In this example, we scrape a blog page, selecting each article’s title and link. The XPath query //div[@class='post'] is used to locate the individual posts.

4. How to Handle Scraped Data

Store it in a database for easy querying whenever needed.
Convert it into JSON format and use it to call various APIs.
Transform it into human-readable formats like CSV, which can be opened with Excel.

These are just a few examples. The key point is that once you have the scraped data in your code, you can utilize it as you see fit. Typically, scraped data is converted into a more useful format for your marketing, data analysis, or sales teams.

However, keep in mind that web scraping comes with its own set of challenges.

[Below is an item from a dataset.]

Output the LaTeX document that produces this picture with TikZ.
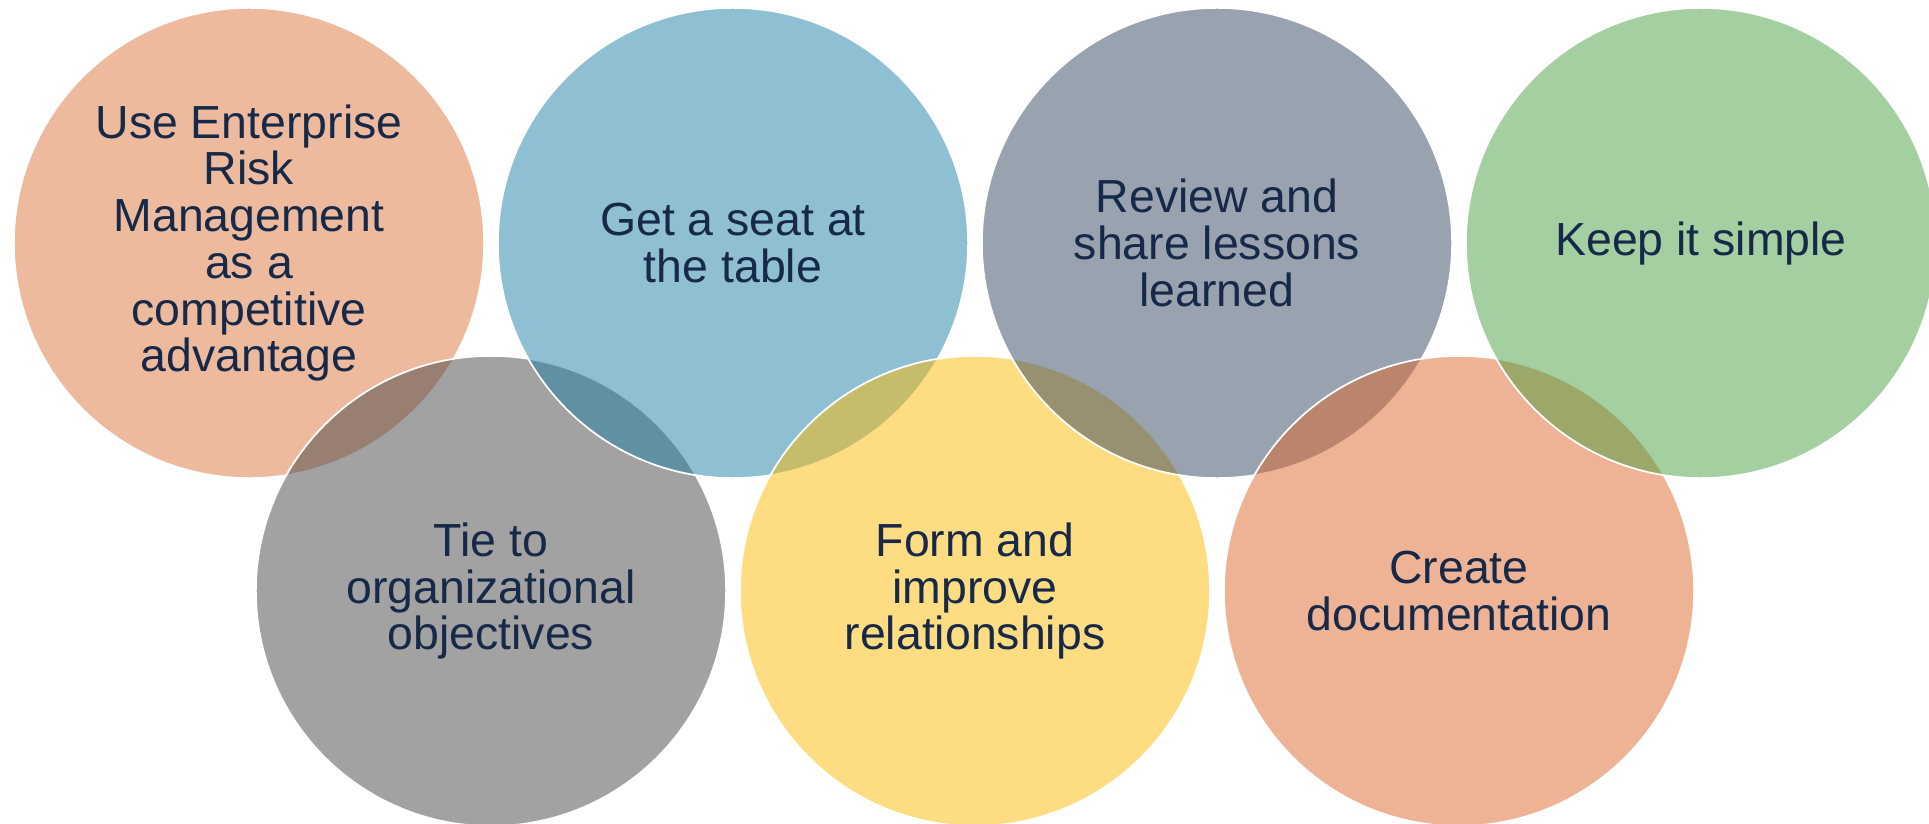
\documentclass[tikz,border=0pt]{standalone}
\usepackage{fontspec}
\setmainfont{Liberation Sans}

% base colours, shown at half opacity
\definecolor{ermfill}{RGB}{219,117,61}
\definecolor{tiefill}{RGB}{69,69,69}
\definecolor{seatfill}{RGB}{31,127,167}
\definecolor{relfill}{RGB}{253,187,5}
\definecolor{lessonsfill}{RGB}{51,71,97}
\definecolor{docsfill}{RGB}{221,103,43}
\definecolor{simplefill}{RGB}{73,159,65}
\definecolor{labeltext}{RGB}{22,41,72}

\tikzset{bubble/.style={circle, minimum size=4.7cm, inner sep=0pt,
    draw=white, line width=0.5pt, fill opacity=0.5, text opacity=1,
    text=labeltext, align=center, font=\fontsize{13.2}{13.3}\selectfont}}

\begin{document}
\begin{tikzpicture}[x=0.01cm, y=-0.01cm]
\useasboundingbox (0,0) rectangle (1929,824);
% top and bottom row, drawn in turn so each one lies over the last
\node[bubble, fill=ermfill] (erm) at (249,243){Use Enterprise\\Risk\\Management\\as a\\competitive\\advantage};
\node[bubble, fill=tiefill] (tie) at (491,591){Tie to\\organizational\\objectives};
\node[bubble, fill=seatfill] (seat) at (733,243){Get a seat at\\the table};
\node[bubble, fill=relfill] (rel) at (975,591){Form and\\improve\\relationships};
\node[bubble, fill=lessonsfill] (lessons) at (1217,243){Review and\\share lessons\\learned};
\node[bubble, fill=docsfill] (docs) at (1459,591){Create\\documentation};
\node[bubble, fill=simplefill] (simple) at (1701,243){Keep it simple};
\end{tikzpicture}
\end{document}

5. Handling CAPTCHAs in Web Scraping

One of the biggest challenges in web scraping is dealing with CAPTCHAs, which are designed to differentiate human users from bots. If you encounter a CAPTCHA, your scraping script will need to solve it to proceed. Especially if you want to scale up your web scraping, CapSolver exists to help you through its high accuracy and fast solving of whatever CAPTCHA you may encounter.

Integrating CAPTCHA Solvers

There are several CAPTCHA solving services available that can be integrated into your scraping script. Here, we will use the CapSolver service. First, you need to sign up for CapSolver and get your API key.

Step. 1: Sign up for CapSolver
Before you are ready to use CapSolver's services, you need to go to the user panel and register your account.

Step. 2: Get your API Key
Once you have registered, you can obtain your api key from the home page panel

Sample Code for CapSolver

Using CapSolver in your web scraping or automation project is simple. Here’s a quick example in Python to demonstrate how you can integrate CapSolver into your workflow:

# pip install requests
import requests
import time

# TODO: set your config
api_key = "YOUR_API_KEY"  # your api key of capsolver
site_key = "6Le-wvkSAAAAAPBMRTvw0Q4Muexq9bi0DJwx_mJ-"  # site key of your target site
site_url = ""  # page url of your target site


def capsolver():
    payload = {
        "clientKey": api_key,
        "task": {
            "type": 'ReCaptchaV2TaskProxyLess',
            "websiteKey": site_key,
            "websiteURL": site_url
        }
    }
    res = requests.post("https://api.capsolver.com/createTask", json=payload)
    resp = res.json()
    task_id = resp.get("taskId")
    if not task_id:
        print("Failed to create task:", res.text)
        return
    print(f"Got taskId: {task_id} / Getting result...")

    while True:
        time.sleep(3)  # delay
        payload = {"clientKey": api_key, "taskId": task_id}
        res = requests.post("https://api.capsolver.com/getTaskResult", json=payload)
        resp = res.json()
        status = resp.get("status")
        if status == "ready":
            return resp.get("solution", {}).get('gRecaptchaResponse')
        if status == "failed" or resp.get("errorId"):
            print("Solve failed! response:", res.text)
            return


token = capsolver()
print(token)

In this example, the capsolver function sends a request to CapSolver’s API with the necessary parameters and returns the CAPTCHA solution. This simple integration can save you countless hours and effort in manually solving CAPTCHAs during web scraping and automation tasks.

6. Conclusion

Web scraping in C# empowers developers with a robust framework to automate data extraction from websites efficiently. By leveraging libraries like HtmlAgilityPack and RestSharp, along with CAPTCHA-solving services such as CapSolver, developers can navigate through web pages, parse HTML content, and handle challenges seamlessly. This capability not only streamlines data collection processes but also ensures compliance with ethical scraping practices, enhancing the reliability and scalability of web scraping projects in diverse applications.